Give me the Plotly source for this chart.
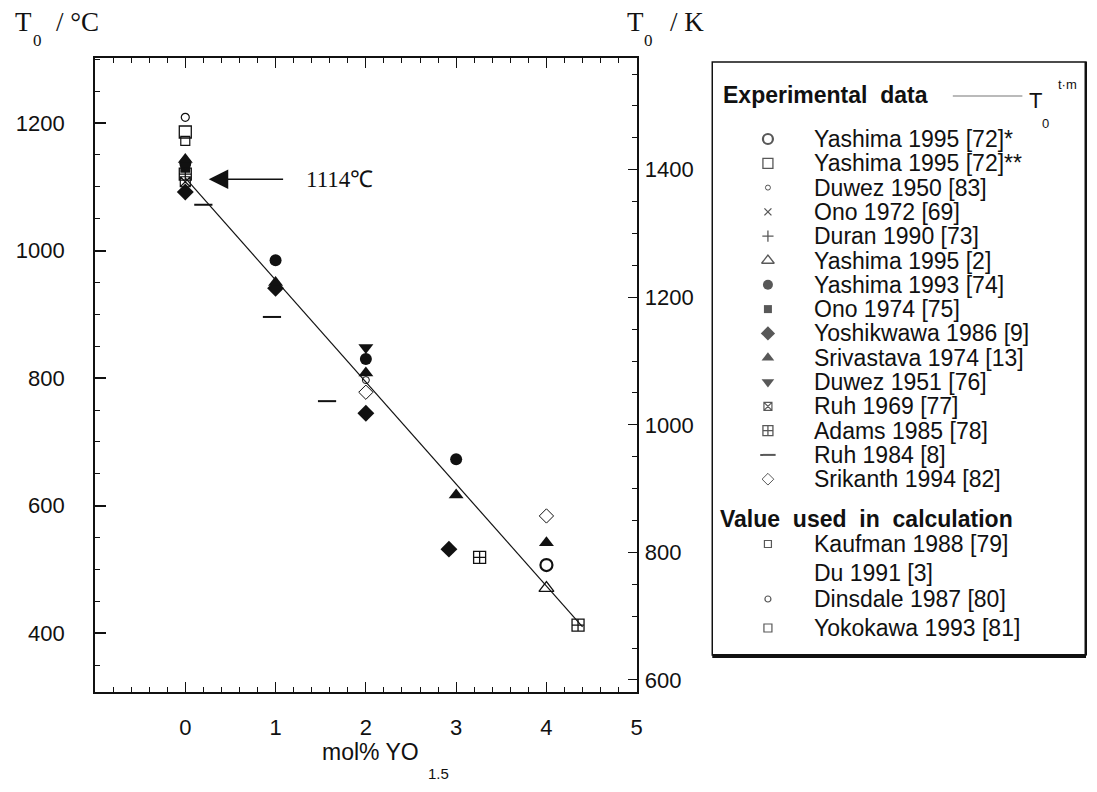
import numpy as np
import plotly.graph_objects as go

# ---------------- data: x = mol% YO1.5, y = T0 (°C) ----------------
yashima95a_x = [4.0];                    yashima95a_y = [507]
yashima95b_x = [0.0];                    yashima95b_y = [1186]
duwez50_x = [2.0];                       duwez50_y = [797]
ono72_x = [];                            ono72_y = []
duran90_x = [];                          duran90_y = []
yashima95c_x = [4.0];                    yashima95c_y = [471]
yashima93_x = [0.0, 1.0, 2.0, 3.0];      yashima93_y = [1137, 985, 830, 673]
ono74_x = [0.0];                         ono74_y = [1130]
yoshikawa_x = [0.0, 1.0, 2.0, 2.92];     yoshikawa_y = [1092, 941, 745, 532]
srivastava_x = [0.0, 1.0, 2.0, 3.0, 4.0]; srivastava_y = [1143, 950, 808, 617, 542]
duwez51_x = [2.0];                       duwez51_y = [848]
ruh69_x = [0.0];                         ruh69_y = [1108]
adams_x = [0.0, 3.26, 4.35];             adams_y = [1120, 519, 413]
ruh84_x = [0.2, 0.96, 1.57];             ruh84_y = [1072, 896, 764]
srikanth_x = [2.0, 4.0];                 srikanth_y = [778, 584]
kaufman_x = [0.0];                       kaufman_y = [1172]
du91_x = [];                             du91_y = []
dinsdale_x = [0.0];                      dinsdale_y = [1209]
yokokawa_x = [];                         yokokawa_y = []

t0_line_x = [0.0, 4.4]
t0_line_y = [1114, 410]

x_ticks = [0, 1, 2, 3, 4, 5]
c_ticks = [400, 600, 800, 1000, 1200]
k_ticks = [600, 800, 1000, 1200, 1400]

exp_labels = ["Yashima 1995 [72]*", "Yashima 1995 [72]**", "Duwez 1950 [83]",
              "Ono 1972 [69]", "Duran 1990 [73]", "Yashima 1995 [2]",
              "Yashima 1993 [74]", "Ono 1974 [75]", "Yoshikwawa 1986 [9]",
              "Srivastava 1974 [13]", "Duwez 1951 [76]", "Ruh 1969 [77]",
              "Adams 1985 [78]", "Ruh 1984 [8]", "Srikanth 1994 [82]"]
calc_labels = ["Kaufman 1988 [79]", "Du 1991 [3]", "Dinsdale 1987 [80]", "Yokokawa 1993 [81]"]

series_x = [yashima95a_x, yashima95b_x, duwez50_x, ono72_x, duran90_x, yashima95c_x,
            yashima93_x, ono74_x, yoshikawa_x, srivastava_x, duwez51_x, ruh69_x,
            adams_x, ruh84_x, srikanth_x, kaufman_x, du91_x, dinsdale_x, yokokawa_x]
series_y = [yashima95a_y, yashima95b_y, duwez50_y, ono72_y, duran90_y, yashima95c_y,
            yashima93_y, ono74_y, yoshikawa_y, srivastava_y, duwez51_y, ruh69_y,
            adams_y, ruh84_y, srikanth_y, kaufman_y, du91_y, dinsdale_y, yokokawa_y]
labels = exp_labels + calc_labels

# ---------------- styles ----------------
K = "#111111"
styles = [
    dict(symbol="circle-open", size=12, lw=2.2),
    dict(symbol="square-open", size=12, lw=1.3),
    dict(symbol="circle-open", size=7, lw=1.0),
    dict(symbol="x-thin-open", size=9, lw=1.3),
    dict(symbol="cross-thin-open", size=10, lw=1.3),
    dict(symbol="triangle-up-open", size=13, lw=1.3),
    dict(symbol="circle", size=12, lw=0),
    dict(symbol="square", size=10, lw=0),
    dict(symbol="diamond", size=13, lw=0),
    dict(symbol="triangle-up", size=13, lw=0),
    dict(symbol="triangle-down", size=13, lw=0),
    dict(symbol="square-x-open", size=10, lw=1.2),
    dict(symbol="square-cross-open", size=12, lw=1.3),
    dict(symbol="line-ew-open", size=13, lw=2.0),
    dict(symbol="diamond-open", size=11, lw=1.0),
    dict(symbol="square-open", size=9, lw=1.2),
    dict(symbol="circle-open", size=0, lw=0),
    dict(symbol="circle-open", size=8, lw=1.2),
    dict(symbol="square-open", size=10, lw=1.2),
]

fig = go.Figure()

fig.add_trace(go.Scatter(x=t0_line_x, y=t0_line_y, mode="lines",
                         line=dict(color=K, width=1.2), showlegend=False, hoverinfo="skip"))

for xs, ys, lab, st in zip(series_x, series_y, labels, styles):
    fig.add_trace(go.Scatter(
        x=xs, y=ys, mode="markers", name=lab, showlegend=False,
        marker=dict(symbol=st["symbol"], size=st["size"], color=K,
                    line=dict(color=K, width=st["lw"]))))

# dummy trace to activate the Kelvin axis
fig.add_trace(go.Scatter(x=[None], y=[None], yaxis="y2", showlegend=False))

# ---------------- custom legend (pixel-based axis) ----------------
W, H = 1097, 792
ml, mr, mt, mb = 95, 4, 58, 100
pw = W - ml - mr
plot_right = 640
box_l, box_r, box_t, box_b = 716, 1092, 62, 655

row_y_exp = [139 + i * 24.3 for i in range(len(exp_labels))]
row_y_calc = [544, 573, 599, 628]
mark_x, text_x = 772, 816

leg_y = row_y_exp + row_y_calc
leg_sym = [s["symbol"] for s in styles]
leg_size = [max(s["size"] - 2, 0) for s in styles]
leg_lw = [s["lw"] for s in styles]

fig.add_trace(go.Scatter(
    x=[mark_x] * len(leg_y), y=leg_y, mode="markers", xaxis="x3", yaxis="y3",
    showlegend=False, hoverinfo="skip",
    marker=dict(symbol=leg_sym, size=leg_size, color=K,
                line=dict(color=K, width=leg_lw))))

leg_font = dict(family="Liberation Sans, Arial, sans-serif", size=23, color=K)
ann = []
for yy, lab in zip(leg_y, labels):
    ann.append(dict(x=text_x, y=yy, xref="x3", yref="y3", text=lab, showarrow=False,
                    xanchor="left", yanchor="middle", font=leg_font))
ann.append(dict(x=725, y=95, xref="x3", yref="y3", text="<b>Experimental  data</b>",
                showarrow=False, xanchor="left", yanchor="middle",
                font=dict(family="Liberation Sans, Arial", size=23, color=K)))
ann.append(dict(x=1033, y=100, xref="x3", yref="y3", text="T", showarrow=False,
                xanchor="left", yanchor="middle",
                font=dict(family="Liberation Sans, Arial", size=22, color=K)))
ann.append(dict(x=1046, y=123, xref="x3", yref="y3", text="0", showarrow=False,
                xanchor="left", yanchor="middle",
                font=dict(family="Liberation Sans, Arial", size=13, color=K)))
ann.append(dict(x=1062, y=84, xref="x3", yref="y3", text="t·m", showarrow=False,
                xanchor="left", yanchor="middle",
                font=dict(family="Liberation Sans, Arial", size=13, color=K)))
ann.append(dict(x=722, y=519, xref="x3", yref="y3", text="<b>Value  used  in  calculation</b>",
                showarrow=False, xanchor="left", yanchor="middle",
                font=dict(family="Liberation Sans, Arial", size=23, color=K)))

shapes = [
    dict(type="rect", xref="x3", yref="y3", x0=box_l, x1=box_r, y0=box_t, y1=box_b,
         line=dict(color=K, width=1.5)),
    dict(type="line", xref="x3", yref="y3", x0=box_l, x1=box_r, y0=box_b + 1, y1=box_b + 1,
         line=dict(color=K, width=4)),
    dict(type="line", xref="x3", yref="y3", x0=box_r, x1=box_r, y0=box_t, y1=box_b,
         line=dict(color=K, width=3)),
    dict(type="line", xref="x3", yref="y3", x0=958, x1=1028, y0=96, y1=96,
         line=dict(color="#777777", width=1.2)),
]

# arrow + label 1114 °C
ann.append(dict(x=0.26, y=1112, ax=1.1, ay=1112, xref="x", yref="y", axref="x", ayref="y",
                text="", showarrow=True, arrowhead=2, arrowsize=2.6, arrowwidth=1.5,
                arrowcolor=K))
ann.append(dict(x=1.32, y=1112, xref="x", yref="y", text="1114℃", showarrow=False,
                xanchor="left", yanchor="middle",
                font=dict(family="Liberation Serif, Times New Roman, serif", size=23, color=K)))

def px_x(p):
    return (p - ml) / pw

def px_y(p):
    return (H - mb - p) / (H - mt - mb)

serif = "Liberation Serif, Times New Roman, serif"
sans = "Liberation Sans, Arial, sans-serif"
for txt, xp, yp, sz, fam in [
    ("T", 13, 22, 27, serif), ("0", 31, 41, 17, serif), ("/ °C", 54, 22, 27, serif),
    ("T", 628, 22, 27, serif), ("0", 645, 41, 17, serif), ("/ K", 671, 22, 27, serif),
    ("mol% YO", 321, 752, 23, sans), ("1.5", 428, 773, 15, sans),
]:
    ann.append(dict(x=px_x(xp), y=px_y(yp), xref="paper", yref="paper", text=txt,
                    showarrow=False, xanchor="left", yanchor="middle",
                    font=dict(family=fam, size=sz, color=K)))

xdom = [0, (plot_right - ml) / pw]
c_range = [308, 1302]
k_range = [c_range[0] + 273.15, c_range[1] + 273.15]

tickfont = dict(family=sans, size=22, color=K)

fig.update_layout(
    width=W, height=H, margin=dict(l=ml, r=mr, t=mt, b=mb),
    paper_bgcolor="white", plot_bgcolor="white", showlegend=False,
    annotations=ann, shapes=shapes,
    xaxis=dict(domain=xdom, range=[-1, 5], tickvals=x_ticks, ticks="inside", ticklen=10,
               tickwidth=1.3, tickcolor=K, showline=True, linecolor=K, linewidth=1.5,
               mirror="ticks", showgrid=False, zeroline=False, tickfont=tickfont,
               ticklabelstandoff=15,
               minor=dict(tickvals=list(np.round(np.arange(-1, 5.001, 0.2), 2)),
                          ticks="inside", ticklen=5, tickwidth=1.2, tickcolor=K)),
    yaxis=dict(range=c_range, tickvals=c_ticks, ticks="inside", ticklen=11, tickwidth=1.5,
               tickcolor=K, showline=True, linecolor=K, linewidth=1.8, mirror=True,
               showgrid=False, zeroline=False, tickfont=tickfont, ticklabelstandoff=24,
               minor=dict(tickvals=list(range(350, 1301, 50)), ticks="inside", ticklen=5,
                          tickwidth=1.2, tickcolor=K)),
    yaxis2=dict(range=k_range, overlaying="y", side="right", anchor="x",
                tickvals=k_ticks, ticks="inside", ticklen=9, tickwidth=1.3, tickcolor=K,
                showline=True, linecolor=K, linewidth=1.5, showgrid=False, zeroline=False,
                tickfont=tickfont, ticklabelstandoff=2,
                minor=dict(tickvals=list(range(600, 1576, 50)), ticks="inside", ticklen=5,
                           tickwidth=1.2, tickcolor=K)),
    xaxis3=dict(domain=[(box_l - 10 - ml) / pw, 1.0], range=[box_l - 10, W - mr],
                visible=False, anchor="y3", fixedrange=True),
    yaxis3=dict(domain=[0, 1], range=[H - mb, mt], visible=False, anchor="x3",
                fixedrange=True),
)

fig.write_html("out.html")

○ ○ ○ ○ ○ ○ ○

• [Task to carry out]: Please restate the material above line by line, exactly, beginning at its first line and ending with the line that contains "import plotly.graph_objects as go", without any pictures.

• [Complete response]:
Give me the Plotly source for this chart.
import numpy as np
import plotly.graph_objects as go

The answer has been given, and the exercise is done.